Long March-5 set to roll out for second mission
By CGTN's Guan Yang
Following the successful maiden launch in November last year, China's most powerful launch vehicle – the Long March-5 is all set for its second performance. 
After years of intense development to create a launch vehicle capable of orbiting heavy payload to geosynchronous and low Earth orbit, the mission is once again expected to set a keystone for the country’s ambitions for a space station and interplanetary exploration.
The officials confirmed on Saturday the rocket is set to blast off on July 2.  
The green light on fueling the rocket has been given by the command center.

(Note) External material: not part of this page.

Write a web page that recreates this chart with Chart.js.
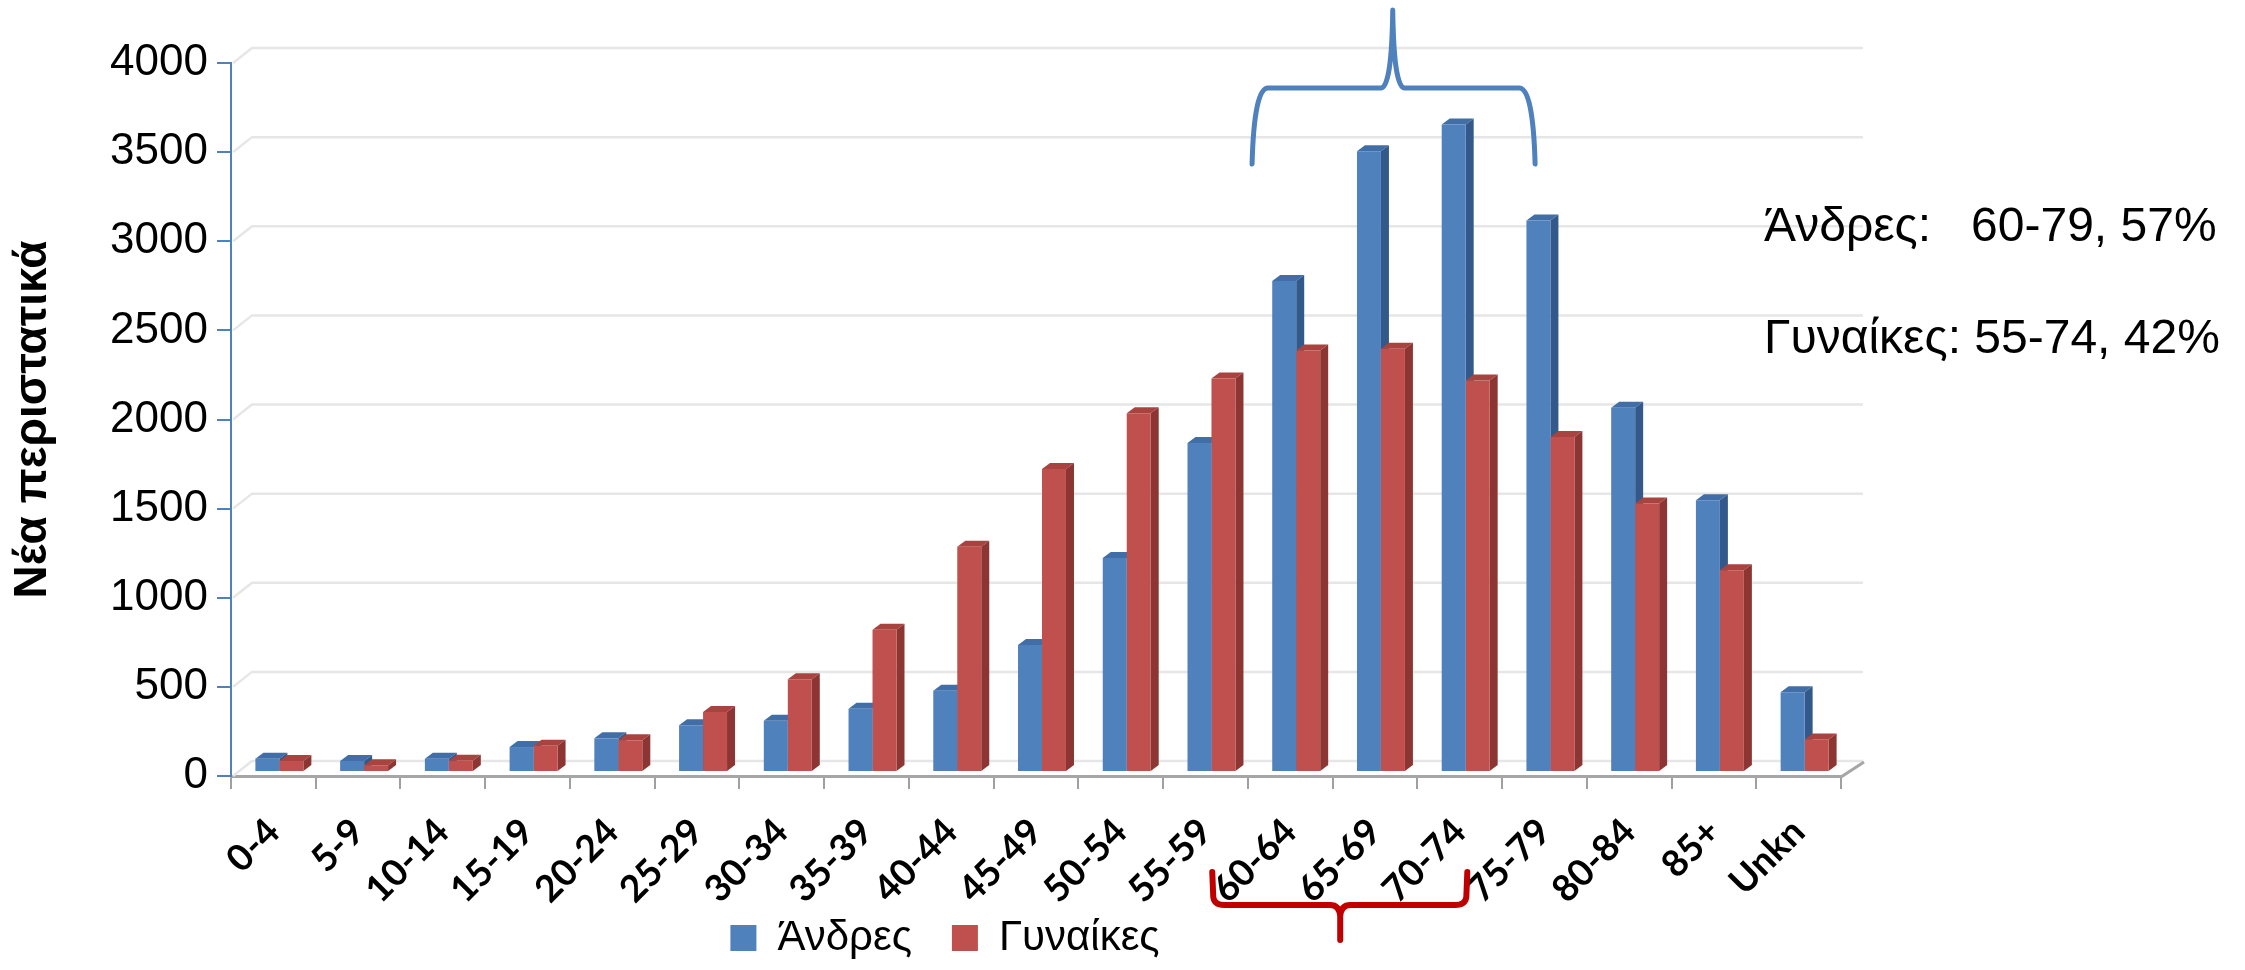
<!DOCTYPE html>
<html>
<head>
<meta charset="utf-8">
<title>Νέα περιστατικά ανά ηλικία</title>
<script src="https://cdn.jsdelivr.net/npm/chart.js@4.4.1/dist/chart.umd.min.js"></script>
<style>
  html, body { margin: 0; padding: 0; background: #ffffff; }
  #wrap { position: relative; width: 2245px; height: 970px; }
</style>
</head>
<body>
<div id="wrap"><canvas id="ageChart"></canvas></div>
<script>
// Age groups and new cases per sex
const ageGroups = ["0-4", "5-9", "10-14", "15-19", "20-24", "25-29", "30-34", "35-39", "40-44",
    "45-49", "50-54", "55-59", "60-64", "65-69", "70-74", "75-79", "80-84", "85+", "Unkn"];
const menCases = [75, 62, 75, 140, 189, 262, 288, 355, 456, 712, 1201, 1846, 2754, 3483, 3632, 3094, 2044, 1525, 447];
const womenCases = [62, 38, 63, 147, 178, 336, 521, 798, 1263, 1700, 2012, 2207, 2365, 2375, 2197, 1880, 1506, 1132, 183];
const yTicks = [0, 500, 1000, 1500, 2000, 2500, 3000, 3500, 4000];
const notes = ["Άνδρες:   60-79, 57%", "Γυναίκες: 55-74, 42%"];

const BLUE = "#4F81BD";
const RED = "#C0504D";
const faceColors = [
    { top: "#416EA6", side: "#33598A" },
    { top: "#A8433F", side: "#8C3532" },
];

// fake depth for the 3D look
const DX = 8, DY = 6;
const SHIFT_X = 6, SHIFT_Y = -4;

const wallPlugin = {
    id: "wall3d",
    afterLayout(chart) {
        // let the rotated age labels run past the axis box instead of being clipped
        chart.scales.x.bottom = chart.height;
    },
    beforeDatasetsDraw(chart) {
        const ctx = chart.ctx;
        const ys = chart.scales.y;
        const xs = chart.scales.x;
        // back wall gridlines
        ctx.save();
        ctx.strokeStyle = "#E6E6E6";
        ctx.lineWidth = 2.5;
        ys.ticks.forEach(t => {
            const y = ys.getPixelForValue(t.value);
            ctx.beginPath();
            ctx.moveTo(xs.left + 2, y);
            ctx.lineTo(xs.left + 21, y - 15);
            ctx.lineTo(xs.right + 22, y - 15);
            ctx.stroke();
        });
        // right edge of floor
        ctx.strokeStyle = "#A6A6A6";
        ctx.lineWidth = 3;
        ctx.beginPath();
        ctx.moveTo(xs.right, ys.bottom + 1);
        ctx.lineTo(xs.right + 23, ys.bottom - 14);
        ctx.stroke();
        ctx.restore();

        // bars sit a bit inside the depth
        ctx.save();
        ctx.translate(SHIFT_X, SHIFT_Y);
        chart.data.datasets.forEach((ds, di) => {
            const meta = chart.getDatasetMeta(di);
            meta.data.forEach(bar => {
                const p = bar.getProps(["x", "y", "base", "width"], true);
                const l = p.x - p.width / 2, r = p.x + p.width / 2;
                ctx.fillStyle = faceColors[di].top;
                ctx.beginPath();
                ctx.moveTo(l, p.y);
                ctx.lineTo(l + DX, p.y - DY);
                ctx.lineTo(r + DX, p.y - DY);
                ctx.lineTo(r, p.y);
                ctx.closePath();
                ctx.fill();
                ctx.fillStyle = faceColors[di].side;
                ctx.beginPath();
                ctx.moveTo(r, p.y);
                ctx.lineTo(r + DX, p.y - DY);
                ctx.lineTo(r + DX, p.base - DY);
                ctx.lineTo(r, p.base);
                ctx.closePath();
                ctx.fill();
            });
        });
    },
    afterDatasetsDraw(chart) {
        chart.ctx.restore();
    },
    afterDraw(chart) {
        const ctx = chart.ctx;
        const xs = chart.scales.x;
        const w = (xs.right - xs.left) / ageGroups.length;
        const at = f => xs.left + f * w;

        ctx.save();
        ctx.lineCap = "round";
        ctx.lineJoin = "round";

        // blue brace above 60-79
        let a = at(12.05), c = at(13.71), b = at(15.39);
        ctx.strokeStyle = BLUE;
        ctx.lineWidth = 5;
        ctx.beginPath();
        ctx.moveTo(a, 164);
        ctx.quadraticCurveTo(a + 2, 88, a + 16, 88);
        ctx.lineTo(c - 12, 88);
        ctx.quadraticCurveTo(c - 1, 88, c, 10);
        ctx.quadraticCurveTo(c + 1, 88, c + 12, 88);
        ctx.lineTo(b - 16, 88);
        ctx.quadraticCurveTo(b - 2, 88, b, 164);
        ctx.stroke();

        // red brace under 55-74
        a = at(11.58); c = at(13.09); b = at(14.59);
        ctx.strokeStyle = "#C00000";
        ctx.lineWidth = 6;
        ctx.beginPath();
        ctx.moveTo(a, 872);
        ctx.lineTo(a + 1, 897);
        ctx.quadraticCurveTo(a + 2, 905, a + 12, 905);
        ctx.lineTo(c - 10, 905);
        ctx.quadraticCurveTo(c - 1, 905, c, 916);
        ctx.lineTo(c, 940);
        ctx.moveTo(c, 916);
        ctx.quadraticCurveTo(c + 1, 905, c + 10, 905);
        ctx.lineTo(b - 12, 905);
        ctx.quadraticCurveTo(b - 2, 905, b - 1, 897);
        ctx.lineTo(b, 872);
        ctx.stroke();

        // side notes
        ctx.fillStyle = "#000000";
        ctx.font = '48px "Liberation Sans", Arial, sans-serif';
        ctx.textBaseline = "alphabetic";
        ctx.textAlign = "left";
        ctx.fillText(notes[0], xs.right - 77, 241);
        ctx.fillText(notes[1], xs.right - 77, 353);
        ctx.restore();
    }
};

document.addEventListener("DOMContentLoaded", function () {
    if (typeof Chart === "undefined") {
        console.error("Chart.js is not loaded");
        return;
    }
    Chart.defaults.font.family = '"Liberation Sans", Arial, sans-serif';
    Chart.defaults.color = "#000000";

    new Chart(document.getElementById("ageChart").getContext("2d"), {
        type: "bar",
        data: {
            labels: ageGroups,
            datasets: [
                {
                    label: "Άνδρες",
                    data: menCases,
                    backgroundColor: BLUE,
                    borderWidth: 0,
                    categoryPercentage: 0.566,
                    barPercentage: 1.0,
                },
                {
                    label: "Γυναίκες",
                    data: womenCases,
                    backgroundColor: RED,
                    borderWidth: 0,
                    categoryPercentage: 0.566,
                    barPercentage: 1.0,
                },
            ],
        },
        options: {
            responsive: true,
            maintainAspectRatio: false,
            animation: false,
            events: [],
            layout: { padding: { left: 49, right: 404, top: 63, bottom: 1 } },
            plugins: {
                tooltip: { enabled: false },
                legend: {
                    position: "bottom",
                    labels: {
                        boxWidth: 26,
                        boxHeight: 26,
                        padding: 40,
                        color: "#000000",
                        font: { size: 42 },
                    },
                },
            },
            scales: {
                x: {
                    offset: true,
                    grid: {
                        offset: true,
                        drawOnChartArea: false,
                        drawTicks: true,
                        tickLength: 13,
                        color: "#A0A0A0",
                        lineWidth: 2,
                    },
                    border: { display: true, color: "#A6A6A6", width: 3 },
                    ticks: {
                        autoSkip: false,
                        maxRotation: 45,
                        minRotation: 45,
                        padding: 21,
                        color: "#000000",
                        font: { family: "Lato, sans-serif", size: 37, weight: "bold" },
                    },
                    afterFit(scale) { scale.height = 101; },
                },
                y: {
                    min: 0,
                    max: 4000,
                    afterBuildTicks(scale) { scale.ticks = yTicks.map(v => ({ value: v })); },
                    grid: {
                        drawOnChartArea: false,
                        drawTicks: true,
                        tickLength: 14,
                        color: BLUE,
                        lineWidth: 2,
                    },
                    border: { display: true, color: BLUE, width: 2 },
                    ticks: {
                        padding: 9,
                        color: "#000000",
                        font: { size: 44 },
                        callback: v => String(v),
                    },
                    title: {
                        display: true,
                        text: "Νέα περιστατικά",
                        color: "#000000",
                        font: { size: 46, weight: "bold" },
                        padding: { top: -43, bottom: 0 },
                    },
                    afterFit(scale) { scale.width = 182; },
                },
            },
        },
        plugins: [wallPlugin],
    });
});
</script>
</body>
</html>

Once the fueling procedure kicks start, it means the whole mission is irreversible.
A media conference was held at Wenchang Satellite Launch Center. /CGTN Photo

A media conference was held at Wenchang Satellite Launch Center. /CGTN Photo

The rocket will carry Shijian-18 experimental communications satellite designed by China Academy of Space Technology. 
It was based on Dong Fang Hong-5 satellite bus powered with two deployable solar arrays and on-board batteries.
The Dong Fang Hong-5 is the next generation geostationary telecommunications satellite bus, designed to provide a high-capacity, long-endurance platform for TV broadcasts, voice and data communications, and regional mobile communications satellites.
During the mission, the new Shijian-18 satellite with seven metric tonnes in weight will operate on geosynchronous orbit and provide communications services over China's territory.  
The satellite's on-board transponders will also improve access to the Internet and allow to have more television channels for the public users.
Shijian-18 experimental communications satellite. /SASTIND Photo

Shijian-18 experimental communications satellite. /SASTIND Photo

Last year, China launched 23 satellites, the Tiangong-2 and Shenzhou-11 manned space programs, with the debut of two new rocket families – Long March 5 and 7. The officials expects more for 2017.
They said the current year is intense for China's space activities as they take further steps towards a permanently inhabited space station, launch a complex mission to collect Moon samples, and aim for a national launch record.  
The current mission will be final for the Long March 5 rocket family before sending the Chang'e 5 lunar probe to the moon later this year.